• **Exercise details**
Restate the lines word for word, from the first line of the records through the line containing "[['Control', 'treatment'], ['Stress', 'treatment']];". Leave out the pictures and anything after that line.

• **Data extract**
========
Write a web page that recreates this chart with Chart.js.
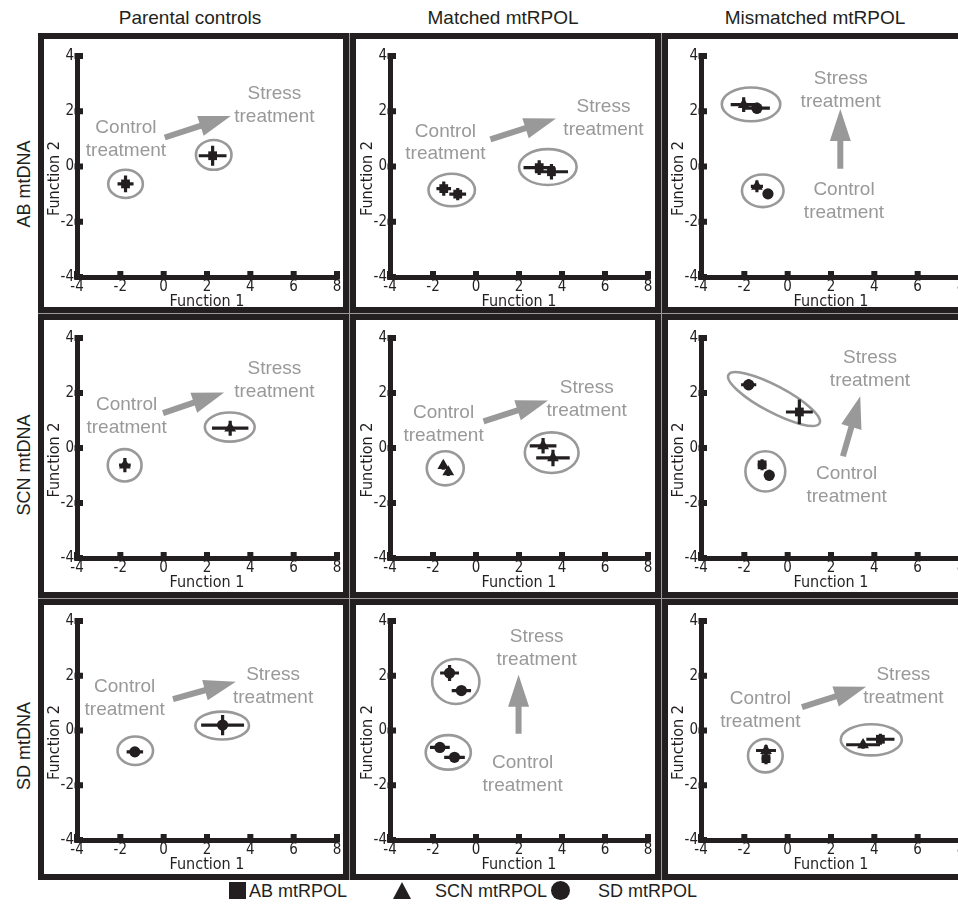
<!DOCTYPE html>
<html><head><meta charset="utf-8">
<script src="https://cdn.jsdelivr.net/npm/chart.js@4.4.1/dist/chart.umd.min.js"></script>
<style>
html,body{margin:0;padding:0;background:#fff;}
body{width:958px;height:907px;overflow:hidden;position:relative;font-family:"Liberation Sans",Arial,sans-serif;color:#231f20;}
.bg{position:absolute;left:38px;top:33px;width:940px;height:847px;background:#9a9a9a;}
.cell{position:absolute;box-sizing:border-box;border:6px solid #231f20;background:#fff;}
canvas{position:absolute;}
.hdr{position:absolute;font-size:19px;white-space:nowrap;transform:translate(-50%,-50%);line-height:22px;}
.rowl{position:absolute;font-size:18px;white-space:nowrap;transform:translate(-50%,-50%) rotate(-90deg);line-height:20px;}
.leg{position:absolute;font-size:18px;white-space:nowrap;line-height:18px;}
.sw{position:absolute;background:#231f20;}
</style></head><body>
<div class="bg"></div>
<script>
// ---------- labels ----------
const colTitles = ['Parental controls', 'Matched mtRPOL', 'Mismatched mtRPOL'];
const rowTitles = ['AB mtDNA', 'SCN mtDNA', 'SD mtDNA'];
const legendLabels = ['AB mtRPOL', 'SCN mtRPOL', 'SD mtRPOL'];
const xTicks = [-4, -2, 0, 2, 4, 6, 8];
const yTicks = [-4, -2, 0, 2, 4];
const xTitle = 'Function 1';
const yTitle = 'Function 2';
const groupText = [['Control', 'treatment'], ['Stress', 'treatment']];

// ---------- data: points [mtRPOL index, Function 1, Function 2, err F1, err F2] ----------
const AB_parental_pts    = [[0,-1.76,-0.63,0.37,0.30],[0,2.26,0.39,0.64,0.36]];
const AB_matched_pts     = [[0,-1.50,-0.80,0.34,0.26],[0,-0.85,-1.00,0.39,0.22],[0,2.94,-0.04,0.73,0.27],[0,3.51,-0.19,0.77,0.28]];
const AB_mismatched_pts  = [[1,-2.03,2.24,0.60,0.27],[2,-1.42,2.11,0.60,0.20],[1,-1.42,-0.72,0.28,0.21],[2,-0.91,-0.99,0.15,0.15]];
const SCN_parental_pts   = [[1,-1.79,-0.62,0.27,0.26],[1,3.07,0.72,0.84,0.27]];
const SCN_matched_pts    = [[1,-1.52,-0.64,0.12,0.15],[1,-1.29,-0.87,0.12,0.15],[1,3.12,0.08,0.62,0.28],[1,3.58,-0.36,0.78,0.30]];
const SCN_mismatched_pts = [[2,-1.80,2.30,0.35,0.20],[0,0.54,1.31,0.62,0.45],[0,-1.18,-0.61,0.20,0.20],[2,-0.85,-0.99,0.20,0.20]];
const SD_parental_pts    = [[2,-1.33,-0.78,0.38,0.15],[2,2.72,0.20,0.99,0.37]];
const SD_matched_pts     = [[2,-1.23,2.10,0.44,0.29],[2,-0.68,1.46,0.45,0.15],[2,-1.68,-0.62,0.46,0.15],[2,-1.00,-0.98,0.48,0.15]];
const SD_mismatched_pts  = [[1,-1.00,-0.73,0.46,0.20],[0,-1.00,-1.03,0.20,0.20],[1,3.48,-0.52,0.78,0.15],[0,4.28,-0.32,0.65,0.20]];

// ---------- group ellipses [centre F1, centre F2, radius F1, radius F2, tilt deg] ----------
const AB_parental_ell    = [[-1.76,-0.63,0.80,0.51,0],[2.31,0.42,0.82,0.54,0]];
const AB_matched_ell     = [[-1.13,-0.85,1.08,0.59,0],[3.34,-0.02,1.34,0.65,0]];
const AB_mismatched_ell  = [[-1.69,2.25,1.35,0.61,0],[-1.15,-0.88,0.96,0.59,0]];
const SCN_parental_ell   = [[-1.80,-0.63,0.78,0.59,0],[3.05,0.76,1.15,0.53,0]];
const SCN_matched_ell    = [[-1.43,-0.74,0.86,0.62,0],[3.52,-0.17,1.25,0.74,0]];
const SCN_mismatched_ell = [[-0.63,1.78,2.38,0.48,28],[-1.03,-0.85,0.92,0.73,0]];
const SD_parental_ell    = [[-1.31,-0.74,0.82,0.52,0],[2.70,0.18,1.24,0.51,0]];
const SD_matched_ell     = [[-0.94,1.79,1.10,0.82,0],[-1.29,-0.80,1.05,0.63,0]];
const SD_mismatched_ell  = [[-1.03,-0.92,0.80,0.61,0],[3.86,-0.34,1.41,0.57,0]];

// ---------- treatment label anchors [control F1, control F2, stress F1, stress F2] ----------
const AB_parental_txt    = [-1.74,0.99,5.11,2.22];
const AB_matched_txt     = [-1.42,0.86,5.93,1.75];
const AB_mismatched_txt  = [2.60,-1.25,2.45,2.77];
const SCN_parental_txt   = [-1.71,1.15,5.11,2.47];
const SCN_matched_txt    = [-1.51,0.86,5.15,1.76];
const SCN_mismatched_txt = [2.72,-1.36,3.80,2.85];
const SD_parental_txt    = [-1.80,1.18,5.05,1.62];
const SD_matched_txt     = [2.17,-1.59,2.82,3.01];
const SD_mismatched_txt  = [-1.26,0.75,5.34,1.62];

// ---------- arrows [from F1, from F2, to F1, to F2] ----------
const AB_parental_arw    = [0.05,1.05,3.10,1.83];
const AB_matched_arw     = [0.67,0.98,3.72,1.74];
const AB_mismatched_arw  = [2.43,-0.08,2.43,2.08];
const SCN_parental_arw   = [-0.03,1.27,2.79,2.02];
const SCN_matched_arw    = [0.35,0.97,3.35,1.73];
const SCN_mismatched_arw = [2.55,-0.30,3.35,1.88];
const SD_parental_arw    = [0.43,1.15,3.33,1.78];
const SD_matched_arw     = [1.98,-0.12,1.98,2.04];
const SD_mismatched_arw  = [0.66,0.85,3.62,1.60];

const panelPts = [AB_parental_pts, AB_matched_pts, AB_mismatched_pts, SCN_parental_pts, SCN_matched_pts, SCN_mismatched_pts, SD_parental_pts, SD_matched_pts, SD_mismatched_pts];
const panelEll = [AB_parental_ell, AB_matched_ell, AB_mismatched_ell, SCN_parental_ell, SCN_matched_ell, SCN_mismatched_ell, SD_parental_ell, SD_matched_ell, SD_mismatched_ell];
const panelTxt = [AB_parental_txt, AB_matched_txt, AB_mismatched_txt, SCN_parental_txt, SCN_matched_txt, SCN_mismatched_txt, SD_parental_txt, SD_matched_txt, SD_mismatched_txt];
const panelArw = [AB_parental_arw, AB_matched_arw, AB_mismatched_arw, SCN_parental_arw, SCN_matched_arw, SCN_mismatched_arw, SD_parental_arw, SD_matched_arw, SD_mismatched_arw];

// ---------- styling / layout ----------
const INK = '#231f20', GREY = '#999999';
const markerStyle = ['rect', 'triangle', 'circle'];
const markerRadius = [6.2, 6.8, 5.6];
const cellX = [[38,349],[350,661],[662,990]];
const cellY = [[33,313],[314,598],[599,880]];
const areaX = [[77,337],[390,648],[701,961]];
const areaY = [[56,277],[338,558],[621,840]];
const YW = 33, XH = 34, PT = 14, PR = 12;

function hasFont(n){
  const c=document.createElement('canvas').getContext('2d');
  c.font='40px monospace'; const a=c.measureText('Function 1234567').width;
  c.font='40px "'+n+'", monospace'; return Math.abs(c.measureText('Function 1234567').width-a)>0.5;
}
let NARROW='"Liberation Sans"', tickSize=14, titleSize=16;
if (hasFont('Liberation Sans Narrow')) { NARROW='"Liberation Sans Narrow"'; tickSize=16; titleSize=18; }
else if (hasFont('DejaVu Sans Condensed')) { NARROW='"DejaVu Sans Condensed"'; tickSize=15; titleSize=16; }
const WIDE = '"Liberation Sans", Arial, sans-serif';

function add(tag, cls, css, text){
  const e=document.createElement(tag); if(cls) e.className=cls;
  Object.assign(e.style, css); if(text!==undefined) e.textContent=text;
  document.body.appendChild(e); return e;
}

// frames
for (let r=0;r<3;r++) for (let c=0;c<3;c++) {
  add('div','cell',{left:cellX[c][0]+'px',top:cellY[r][0]+'px',width:(cellX[c][1]-cellX[c][0])+'px',height:(cellY[r][1]-cellY[r][0])+'px'});
}
// headers
[190,503,815].forEach((x,i)=>add('div','hdr',{left:x+'px',top:'18px'},colTitles[i]));
[184,465,746].forEach((y,i)=>add('div','rowl',{left:'24px',top:y+'px'},rowTitles[i]));
// legend
add('div','sw',{left:'229px',top:'882px',width:'17px',height:'17px'});
add('div','leg',{left:'249px',top:'882px'},legendLabels[0]);
add('div','sw',{left:'393px',top:'882px',width:'18px',height:'17px',clipPath:'polygon(50% 0,100% 100%,0 100%)'});
add('div','leg',{left:'435px',top:'882px'},legendLabels[1]);
add('div','sw',{left:'551px',top:'881px',width:'19px',height:'19px',borderRadius:'50%'});
add('div','leg',{left:'598px',top:'882px'},legendLabels[2]);

function makePlugin(i){
  return {
    id:'panelDeco'+i,
    beforeDatasetsDraw(chart){
      const xs=chart.scales.x, ys=chart.scales.y, ctx=chart.ctx;
      const X=v=>xs.getPixelForValue(v), Y=v=>ys.getPixelForValue(v);
      ctx.save();
      // ellipses
      ctx.strokeStyle=GREY; ctx.lineWidth=2.6;
      panelEll[i].forEach(e=>{
        const cx=X(e[0]), cy=Y(e[1]);
        const rx=Math.abs(X(e[0]+e[2])-cx), ry=Math.abs(Y(e[1]+e[3])-cy);
        ctx.beginPath(); ctx.ellipse(cx,cy,rx,ry,e[4]*Math.PI/180,0,Math.PI*2); ctx.stroke();
      });
      // arrow
      const a=panelArw[i];
      const x1=X(a[0]), y1=Y(a[1]), x2=X(a[2]), y2=Y(a[3]);
      const len=Math.hypot(x2-x1,y2-y1), ang=Math.atan2(y2-y1,x2-x1);
      const hl=Math.min(32,len*0.55), hw=10.5, sw=3;
      ctx.save(); ctx.translate(x1,y1); ctx.rotate(ang); ctx.fillStyle=GREY;
      ctx.beginPath(); ctx.moveTo(0,-sw); ctx.lineTo(len-hl,-sw); ctx.lineTo(len-hl,-hw); ctx.lineTo(len,0);
      ctx.lineTo(len-hl,hw); ctx.lineTo(len-hl,sw); ctx.lineTo(0,sw); ctx.closePath(); ctx.fill();
      ctx.restore();
      // treatment labels
      const t=panelTxt[i];
      ctx.fillStyle=GREY; ctx.font='19px '+WIDE; ctx.textAlign='center'; ctx.textBaseline='middle';
      [[t[0],t[1],groupText[0]],[t[2],t[3],groupText[1]]].forEach(([fx,fy,lines])=>{
        const cx=X(fx), cy=Y(fy);
        ctx.fillText(lines[0],cx,cy-11.4); ctx.fillText(lines[1],cx,cy+11.4);
      });
      // error bars
      ctx.strokeStyle=INK; ctx.lineWidth=3.2; ctx.lineCap='butt';
      panelPts[i].forEach(p=>{
        const px=X(p[1]), py=Y(p[2]);
        ctx.beginPath();
        ctx.moveTo(X(p[1]-p[3]),py); ctx.lineTo(X(p[1]+p[3]),py);
        ctx.moveTo(px,Y(p[2]-p[4])); ctx.lineTo(px,Y(p[2]+p[4]));
        ctx.stroke();
      });
      ctx.restore();
    },
    afterDraw(chart){
      const xs=chart.scales.x, ys=chart.scales.y, ctx=chart.ctx, ca=chart.chartArea;
      ctx.save(); ctx.fillStyle=INK;
      xTicks.forEach(v=>{ const x=xs.getPixelForValue(v); ctx.fillRect(x-3,ca.bottom-6,6,8.5); });
      yTicks.forEach(v=>{ const y=ys.getPixelForValue(v); ctx.fillRect(ca.left-2.5,y-3,8.5,6); });
      // y-axis title
      ctx.font=titleSize+'px '+NARROW; ctx.textAlign='center'; ctx.textBaseline='middle';
      ctx.translate(ys.left+11,(ca.top+ca.bottom)/2+12); ctx.rotate(-Math.PI/2);
      ctx.fillText(yTitle,0,0);
      ctx.restore();
    }
  };
}

for (let r=0;r<3;r++) for (let c=0;c<3;c++) {
  const i=r*3+c;
  const L=areaX[c][0], R=areaX[c][1], T=areaY[r][0], B=areaY[r][1];
  const cv=document.createElement('canvas');
  cv.width=R-L+YW+PR; cv.height=B-T+PT+XH;
  cv.style.left=(L-YW)+'px'; cv.style.top=(T-PT)+'px';
  cv.style.width=cv.width+'px'; cv.style.height=cv.height+'px';
  document.body.appendChild(cv);
  const data=panelPts[i].map(p=>({x:p[1],y:p[2],g:p[0]}));
  new Chart(cv,{
    type:'scatter',
    data:{datasets:[{
      data,
      pointStyle:ctx=>markerStyle[ctx.raw?ctx.raw.g:0],
      pointRadius:ctx=>markerRadius[ctx.raw?ctx.raw.g:0],
      pointHoverRadius:ctx=>markerRadius[ctx.raw?ctx.raw.g:0],
      backgroundColor:INK, borderColor:INK, borderWidth:0
    }]},
    options:{
      responsive:false, animation:false, events:[],
      layout:{padding:{left:0,top:PT,right:PR,bottom:0}},
      plugins:{legend:{display:false},tooltip:{enabled:false}},
      scales:{
        x:{type:'linear',min:-4,max:8,
          afterBuildTicks:s=>{s.ticks=xTicks.map(v=>({value:v}));},
          afterFit:s=>{s.height=XH;},
          ticks:{autoSkip:false,maxRotation:0,padding:1,color:INK,font:{family:NARROW,size:tickSize}},
          grid:{display:false,drawTicks:false},
          border:{display:true,color:INK,width:5},
          title:{display:true,text:xTitle,color:INK,padding:0,font:{family:NARROW,size:titleSize}}
        },
        y:{type:'linear',min:-4,max:4,
          afterBuildTicks:s=>{s.ticks=yTicks.map(v=>({value:v}));},
          afterFit:s=>{s.width=YW;},
          ticks:{autoSkip:false,padding:3,color:INK,font:{family:NARROW,size:tickSize}},
          grid:{display:false,drawTicks:false},
          border:{display:true,color:INK,width:5},
          title:{display:false}
        }
      }
    },
    plugins:[makePlugin(i)]
  });
}
</script>
</body></html>
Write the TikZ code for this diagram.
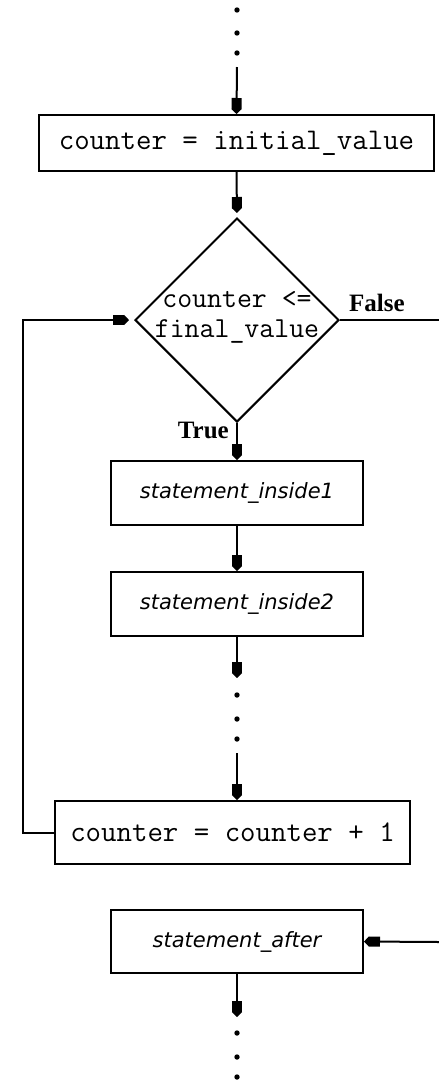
========
• **The response**
Write a web page that recreates this chart with Chart.js.
<!DOCTYPE html>
<html><head><meta charset="utf-8">
<script src="https://cdn.jsdelivr.net/npm/chart.js@4.4.1/dist/chart.umd.min.js"></script>
<style>
html,body{margin:0;padding:0;background:#fff;}
body{width:958px;height:907px;overflow:hidden;position:relative;font-family:"Liberation Sans",Arial,sans-serif;color:#231f20;}
.bg{position:absolute;left:38px;top:33px;width:940px;height:847px;background:#9a9a9a;}
.cell{position:absolute;box-sizing:border-box;border:6px solid #231f20;background:#fff;}
canvas{position:absolute;}
.hdr{position:absolute;font-size:19px;white-space:nowrap;transform:translate(-50%,-50%);line-height:22px;}
.rowl{position:absolute;font-size:18px;white-space:nowrap;transform:translate(-50%,-50%) rotate(-90deg);line-height:20px;}
.leg{position:absolute;font-size:18px;white-space:nowrap;line-height:18px;}
.sw{position:absolute;background:#231f20;}
</style></head><body>
<div class="bg"></div>
<script>
// ---------- labels ----------
const colTitles = ['Parental controls', 'Matched mtRPOL', 'Mismatched mtRPOL'];
const rowTitles = ['AB mtDNA', 'SCN mtDNA', 'SD mtDNA'];
const legendLabels = ['AB mtRPOL', 'SCN mtRPOL', 'SD mtRPOL'];
const xTicks = [-4, -2, 0, 2, 4, 6, 8];
const yTicks = [-4, -2, 0, 2, 4];
const xTitle = 'Function 1';
const yTitle = 'Function 2';
const groupText = [['Control', 'treatment'], ['Stress', 'treatment']];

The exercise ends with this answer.